Taşeron işçi yasasına ve bu personellerin kamu da istihdam edilmesine ve kadro verilmesine karşı çıkanda bir gurup var. Ki onlarda haklı. 2010 yılı KPSS Mağdurları ile ilgili olarak devlet hali hazırda bir adım atmış değil. FETÖ kumpasının en belirgin yaşandığı 2010 yılında ki KPSS Mağdurları ise hali hazırda haklarını kazanmak için çabalasın! neden bize devlet kadrolarımızı vermiyor neden bizi istihdam etmiyor desin! Bu guruba girenler de tepkisini 2019 yılında ki seçimlerde gösterdiğinde kimse şaşırmamalı…

Aslında Taşeron Yasası çıkmadan aylar öncesinde Belediye ve İl özel İdarelerinde çalışan taşeron işçilerin kadroya alınmayacağını yani 657’ye tabi olmayacağını, bu personelin sadece belediye şirketlerine geçişinin yapılacağını söylemiştim. Şöyle ki hangi partinin yönetiminde olursa olsun tüm belediyelerin aşırı bir şekilde personel istihdam ettiğini söylemiştim. Bir kişinin yapacağı işi bazen üç kişi bazen de 4 kişi yapar görünüyor! tabiri caizse kimin dayısı daha güçlüyse o ense yapıyor! Sadece sabah-akşam gelip kart basan maaş alan taşeron işçiler ise tüm parti belediyelerinde hali hazırda mevcut…

Mevcutta 700-800 kişilik devletin verdiği bir kadroya siz 2.300 kişi alıp istihdam oluşturursanız elbette ki devlette bunun önlemini bu istihdam edilen personeli şirketlere aktararak alır!

Taşeronlar maalesef belediye başkanlarının siyasi rant kazanmak için aşırı personel yüklemesinin şimdilerde ceremesini çekiyor…

Hükümetin taşeron yasasında ki bir diğer handikabı ise bu belediye ve il özel idaresinde çalışan tüm personeli 657’ye tabi olmasını istememesi. Zira Ak Parti ve MHP’li Belediyelerde çalışan Kripto FETÖ Terör örgütü mensupları hali hazırda belediyelerde cirit atıyor. CHP’li Belediyelerde çalışan personelin bir kısmı ise milli olarak adlandırılmıyor. Her ne kadar HDP’li belediyelere de Kayyum atanmış olsa da bu belediyelerde de PKK Terör Örgütü sempatizanları hali hazırda mevcut. Haliyle Belediyelerde çalışan taşeron işçiler bir o yana bir bu yana hükümet tarafından evrilerek gerçek kadro verilmiyor…
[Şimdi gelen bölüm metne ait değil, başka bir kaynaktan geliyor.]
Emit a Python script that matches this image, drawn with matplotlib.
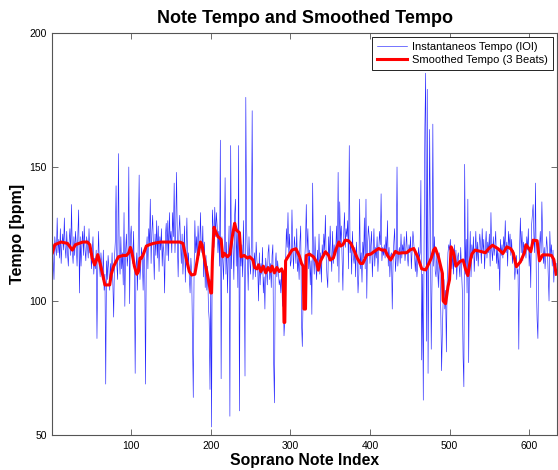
import matplotlib
matplotlib.use("Agg")
import matplotlib.pyplot as plt
import numpy as np

# instantaneous tempo (bpm) for each soprano note
tempo_ioi = [
    126, 115, 108, 124, 120, 117,
    131, 118, 123, 116, 127, 114, 121, 125, 119, 131,
    120, 116, 126, 118, 113, 122, 127, 117, 136,
    119, 114, 124, 117, 126, 121, 113, 125, 134, 103,
    124, 113, 121, 126, 117, 128, 119, 115, 124,
    121, 116, 127, 118, 120, 112, 118, 124, 110,
    116, 112, 119, 86, 112, 126, 114, 109, 118,
    113, 108, 119, 104, 110, 69, 115, 108, 117, 112,
    104, 114, 109, 118, 106, 94, 116, 122, 143,
    113, 108, 155, 117, 110, 124, 112, 118, 106,
    133, 98, 119, 125, 113, 117, 150, 99, 123, 128,
    119, 114, 126, 110, 73, 112, 118, 104, 125,
    147, 108, 113, 120, 116, 104, 119, 112, 69,
    118, 124, 112, 127, 121, 138, 114, 126, 132, 119,
    108, 125, 117, 130, 116, 128, 111, 124, 119,
    127, 113, 122, 118, 103, 124, 129, 117, 130,
    115, 133, 122, 126, 118, 133, 124, 144, 118, 128,
    148, 122, 109, 126, 132, 121, 114, 125, 110,
    119, 128, 107, 120, 131, 113, 118, 109, 103,
    116, 110, 88, 64, 111, 130, 118, 124, 115, 128,
    121, 117, 133, 120, 118, 128, 109, 122, 105,
    117, 104, 113, 98, 93, 67, 108, 53, 134,
    128, 120, 135, 124, 133, 128, 118, 126, 113, 160,
    71, 124, 116, 108, 120, 146, 110, 122, 103,
    117, 128, 57, 158, 112, 126, 120, 108, 132,
    138, 113, 127, 105, 158, 59, 124, 113, 121, 109,
    130, 112, 72, 176, 128, 117, 104, 124, 115,
    110, 121, 171, 108, 113, 118, 109, 122, 115,
    112, 100, 118, 106, 114, 110, 120, 103, 109, 97,
    116, 112, 106, 118, 121, 108, 114, 105, 117,
    121, 77, 62, 113, 118, 109, 115, 111, 106,
    108, 103, 112, 98, 107, 87, 93, 114, 127, 120,
    133, 118, 125, 113, 115, 134, 119, 112, 124,
    120, 114, 127, 111, 116, 108, 122, 128, 92,
    83, 101, 104, 115, 122, 136, 118, 127, 112, 119,
    106, 115, 95, 144, 117, 110, 124, 113, 108,
    119, 112, 125, 110, 118, 107, 121, 116, 125,
    119, 132, 116, 109, 105, 124, 115, 128, 118, 111,
    126, 114, 121, 117, 119, 128, 113, 148, 107,
    137, 122, 128, 116, 104, 125, 133, 120, 127,
    124, 130, 112, 158, 118, 122, 110, 126, 117, 114,
    120, 109, 122, 115, 103, 110, 138, 112, 118,
    107, 122, 116, 131, 112, 138, 101, 121, 128,
    124, 114, 121, 126, 109, 118, 127, 113, 120, 116,
    124, 111, 119, 126, 121, 140, 115, 120, 117,
    121, 116, 124, 118, 130, 113, 120, 109, 117,
    118, 97, 114, 122, 127, 111, 116, 150, 113, 118,
    120, 114, 125, 116, 121, 118, 124, 115, 119,
    126, 117, 113, 121, 118, 124, 112, 119, 126,
    122, 117, 111, 118, 109, 114, 120, 116, 118,
    145, 78, 110, 63, 122, 165, 185, 85, 179, 73,
    118, 164, 125, 82, 108, 166, 113, 124, 111,
    109, 117, 112, 105, 118, 110, 96, 74, 89, 101,
    108, 97, 104, 81, 107, 118, 121, 119, 123,
    115, 112, 118, 110, 121, 113, 119, 108, 116,
    118, 113, 109, 120, 112, 104, 79, 68, 151, 110,
    123, 103, 138, 77, 114, 126, 109, 121, 116,
    124, 111, 118, 126, 115, 122, 113, 120, 125,
    121, 114, 127, 118, 123, 112, 120, 126, 116, 122,
    118, 125, 113, 133, 119, 115, 124, 117, 121,
    126, 114, 120, 112, 118, 104, 123, 117, 121,
    116, 124, 119, 130, 118, 122, 113, 126, 120, 125,
    117, 123, 114, 119, 116, 108, 113, 117, 110,
    112, 82, 120, 131, 118, 126, 115, 122, 119,
    121, 116, 124, 119, 127, 113, 120, 105, 128, 132,
    136, 124, 118, 144, 108, 93, 86, 114, 120,
    126, 118, 137, 123, 114, 120, 112, 118, 124,
    119, 110, 100, 126, 117, 121, 113, 119, 107, 115,
    110, 114,
]

# smoothed tempo (3 beats), vertices
smooth_idx = [1, 4, 12, 20, 26, 30, 39, 45, 48, 51, 54, 56, 58, 61, 64, 67, 73, 75, 78, 84,
              90, 94, 97, 99, 101, 104, 107, 109, 111, 113, 116, 119, 123, 128, 137, 146,
              156, 161, 165, 169, 173, 176, 180, 184, 187, 189, 193, 197, 200, 201, 202, 204,
              206, 209, 213, 215, 217, 221, 224, 227, 230, 232, 236, 238, 242, 246, 249, 253,
              255, 258, 260, 263, 266, 269, 272, 275, 277, 280, 283, 286, 289, 291, 292, 293,
              294, 298, 302, 307, 311, 314, 316, 317, 319, 320, 324, 329, 333, 335, 338, 344,
              348, 350, 354, 357, 361, 363, 366, 369, 373, 376, 379, 384, 388, 391, 396, 401,
              405, 411, 415, 419, 422, 426, 432, 436, 441, 446, 450, 455, 460, 465, 470, 474,
              477, 480, 482, 486, 491, 492, 495, 498, 500, 502, 505, 508, 513, 517, 520, 523,
              526, 528, 532, 539, 545, 549, 554, 561, 567, 572, 577, 580, 584, 589, 594, 596,
              600, 602, 605, 610, 613, 617, 624, 628, 631, 634]
smooth_bpm = [118, 121, 122, 121.5, 119, 121, 122, 122, 121, 116, 113.5, 115, 117.3, 114, 110, 106, 106, 110, 113, 116.5,
              117, 117, 118, 120, 118, 113, 110, 111, 116, 116, 118, 120.5, 121, 121.5, 122, 122,
              122, 122, 121.5, 116, 111, 109.7, 110, 117, 122, 121, 114, 108, 103, 103, 115, 127.5,
              126, 124, 123, 116.5, 117.8, 116.5, 117.5, 124, 129, 126.5, 125.5, 116.5, 117, 116, 116.5, 115.3,
              112.5, 112, 113.5, 111, 113, 110.5, 112.5, 111, 113, 110.5, 112.5, 111, 112, 110.3, 92, 92,
              115, 117, 119, 119.5, 117, 114, 113, 97, 97, 117, 117.5, 116.5, 114.5, 111.5, 115, 118.4,
              117, 115.3, 116, 119, 122, 120.5, 121, 122.7, 122.5, 121.5, 119.6, 116, 114, 114, 117.2, 117.5,
              118.4, 119.6, 119, 119, 117, 115.3, 118.5, 117.8, 118, 118, 119, 119.6, 116.5, 112, 111.6, 114,
              116, 119, 119.8, 116.5, 110.3, 100, 99, 105.3, 108, 120.2, 118, 113, 114.7, 115.3, 112, 109.5,
              115, 117.5, 119, 118.5, 118, 119.5, 120.8, 119.5, 117.7, 120.2, 119.5, 118, 112.8, 114.6, 118, 121,
              119.5, 118.4, 122.7, 122.5, 115, 117.2, 117.2, 117, 115.5, 110]

xticks = [100, 200, 300, 400, 500, 600]
yticks = [50, 100, 150, 200]

plt.rcParams['font.family'] = ['Liberation Sans', 'DejaVu Sans']

fig = plt.figure(figsize=(5.58, 4.70), dpi=100)
ax = fig.add_axes([52.4 / 558, 35 / 470, 504.6 / 558, 402 / 470])

note_idx = np.arange(1, len(tempo_ioi) + 1)
ax.plot(note_idx, tempo_ioi, color="#0000ff", linewidth=0.45, alpha=0.85,
        label="Instantaneos Tempo (IOI)")
ax.plot(smooth_idx, smooth_bpm, color="#ff0000", linewidth=2.2, label="Smoothed Tempo (3 Beats)")

ax.set_xlim(1, 635)
ax.set_ylim(50, 200)
ax.set_xticks(xticks)
ax.set_yticks(yticks)
ax.tick_params(direction="in", length=4, width=0.6, labelsize=7.5, top=True, right=True,
               colors="#555555", labelcolor="black", pad=4)
for sp in ax.spines.values():
    sp.set_color("#555555")
    sp.set_linewidth(0.8)

ax.set_title("Note Tempo and Smoothed Tempo", fontsize=13, fontweight="bold", pad=7)
ax.set_xlabel("Soprano Note Index", fontsize=11.3, fontweight="bold", va="bottom")
ax.xaxis.set_label_coords(0.5, -0.083)
ax.set_ylabel("Tempo [bpm]", fontsize=11.5, fontweight="bold", labelpad=3)

leg = ax.legend(loc="upper right", fontsize=8, fancybox=False, framealpha=1,
                edgecolor="black", borderaxespad=0.4, handlelength=2.7,
                handletextpad=0.5, borderpad=0.4, labelspacing=0.3)
leg.get_frame().set_linewidth(0.6)

fig.savefig("out.png", dpi=100)
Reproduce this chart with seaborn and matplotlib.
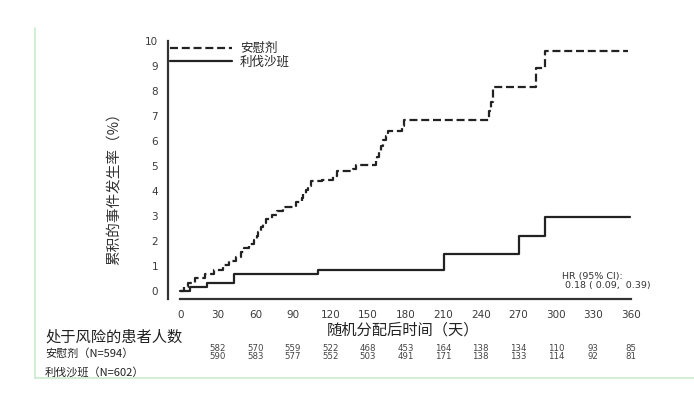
import matplotlib
matplotlib.use("Agg")
import matplotlib.pyplot as plt
from matplotlib.lines import Line2D
import seaborn as sns

# -----------------------------
# Data
# -----------------------------
placebo_days = [0, 3, 6, 12, 20, 27, 34, 39, 44, 48, 51, 55, 59, 61, 62, 64, 66, 68,
                73, 77, 82, 92, 97, 98, 100, 102, 104, 113, 122, 125, 138, 140, 156,
                157, 159, 160, 162, 164, 166, 177, 179, 247, 248, 250, 284, 291, 358]
placebo_rate = [0, 0.17, 0.33, 0.5, 0.67, 0.84, 1.04, 1.2, 1.37, 1.54, 1.7, 1.87, 2.04,
                2.2, 2.37, 2.54, 2.7, 2.87, 3.04, 3.2, 3.37, 3.54, 3.7, 3.87, 4.04, 4.2,
                4.4, 4.45, 4.6, 4.8, 4.87, 5.04, 5.2, 5.37, 5.6, 5.8, 6.04, 6.2, 6.4,
                6.6, 6.84, 7.2, 7.57, 8.17, 8.9, 9.6, 9.6]

riva_days = [0, 8, 21, 43, 110, 211, 271, 291, 359]
riva_rate = [0, 0.17, 0.33, 0.68, 0.85, 1.47, 2.2, 2.97, 2.97]

x_ticks = [0, 30, 60, 90, 120, 150, 180, 210, 240, 270, 300, 330, 360]
y_ticks = list(range(0, 11))

risk_days = [30, 60, 90, 120, 150, 180, 210, 240, 270, 300, 330, 360]
risk_placebo = [582, 570, 559, 522, 468, 453, 164, 138, 134, 110, 93, 85]
risk_riva = [590, 583, 577, 552, 503, 491, 171, 138, 133, 114, 92, 81]

label_placebo = "安慰剂"
label_riva = "利伐沙班"

# -----------------------------
# Style
# -----------------------------
sns.set_style("white")
plt.rcParams['font.family'] = ['Noto Sans CJK SC', 'DejaVu Sans']
plt.rcParams['axes.unicode_minus'] = False

fig = plt.figure(figsize=(6.94, 3.97), dpi=100)
ax = fig.add_axes([0.242, 0.247, 0.676, 0.650])

line_col = "#222222"
dash = (0, (3.6, 1.7))
sns.lineplot(x=placebo_days, y=placebo_rate, drawstyle='steps-post', estimator=None,
             sort=False, color=line_col, linewidth=1.6, linestyle=dash, ax=ax)
sns.lineplot(x=riva_days, y=riva_rate, drawstyle='steps-post', estimator=None,
             sort=False, color=line_col, linewidth=1.6, ax=ax)

ax.set_xlim(-10, 365)
ax.set_ylim(-0.32, 10)
ax.set_xticks(x_ticks)
ax.set_yticks(y_ticks)
ax.tick_params(axis='both', direction='out', length=5, width=1.5, color="#333333",
               labelsize=7.5, labelcolor="#3a3a3a", pad=2)
ax.tick_params(axis='x', pad=3)
for lab in ax.get_xticklabels() + ax.get_yticklabels():
    lab.set_family('DejaVu Sans')
for s in ['top', 'right']:
    ax.spines[s].set_visible(False)
for s in ['left', 'bottom']:
    ax.spines[s].set_color("#333333")
    ax.spines[s].set_linewidth(1.6)
ax.spines['bottom'].set_bounds(0, 360)
ax.spines['left'].set_bounds(-0.32, 10)

ax.set_ylabel("累积的事件发生率（%）", fontsize=10.5, color="#333333")
ax.yaxis.set_label_coords(-0.1, 0.44)
ax.set_xlabel("随机分配后时间（天）", fontsize=11, color="#222222", labelpad=1)

# legend
handles = [Line2D([], [], color=line_col, linewidth=1.6, linestyle=dash),
           Line2D([], [], color=line_col, linewidth=1.6)]
ax.legend(handles, [label_placebo, label_riva], loc='upper left',
          bbox_to_anchor=(0.004, 0.995), frameon=False, fontsize=9,
          handlelength=5.0, handletextpad=0.6, labelspacing=0.0,
          borderpad=0, borderaxespad=0)

ax.text(0.84, 0.035, "HR (95% CI):\n 0.18 ( 0.09,  0.39)", transform=ax.transAxes,
        fontsize=6.8, color="#333333", family='DejaVu Sans', linespacing=0.95,
        va='bottom', ha='left')

# -----------------------------
# Numbers at risk
# -----------------------------
fig.text(0.065, 0.151, "处于风险的患者人数", fontsize=11, color="#222222", va='center')
fig.text(0.065, 0.108, "安慰剂（N=594）", fontsize=8, color="#222222", va='center')
fig.text(0.065, 0.063, "利伐沙班（N=602）", fontsize=8, color="#222222", va='center')

trans = ax.get_xaxis_transform()
for d, p, r in zip(risk_days, risk_placebo, risk_riva):
    ax.text(d, -0.193, str(p), transform=trans, fontsize=6.2, color="#444444",
            ha='center', va='center', family='DejaVu Sans', clip_on=False)
    ax.text(d, -0.223, str(r), transform=trans, fontsize=6.2, color="#444444",
            ha='center', va='center', family='DejaVu Sans', clip_on=False)

# light green frame
frame_col = "#c9eccd"
fig.add_artist(Line2D([0.05, 0.05], [0.048, 0.93], color=frame_col, linewidth=1.2))
fig.add_artist(Line2D([0.05, 1.0], [0.048, 0.048], color=frame_col, linewidth=1.2))

fig.savefig("out.png", dpi=100)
Bunun yanı sıra Taşeron İşçi demek hangi siyasi parti olursa olsun, Potansiyel Oy demek ve Resmi olarak yapılamayacak ama parti çıkarları için her işe sürülecek personel demek…

Siz olsanız Taşeron işçileri kadrolu hale getirip bu siyasi ranttan vazgeçer misiniz?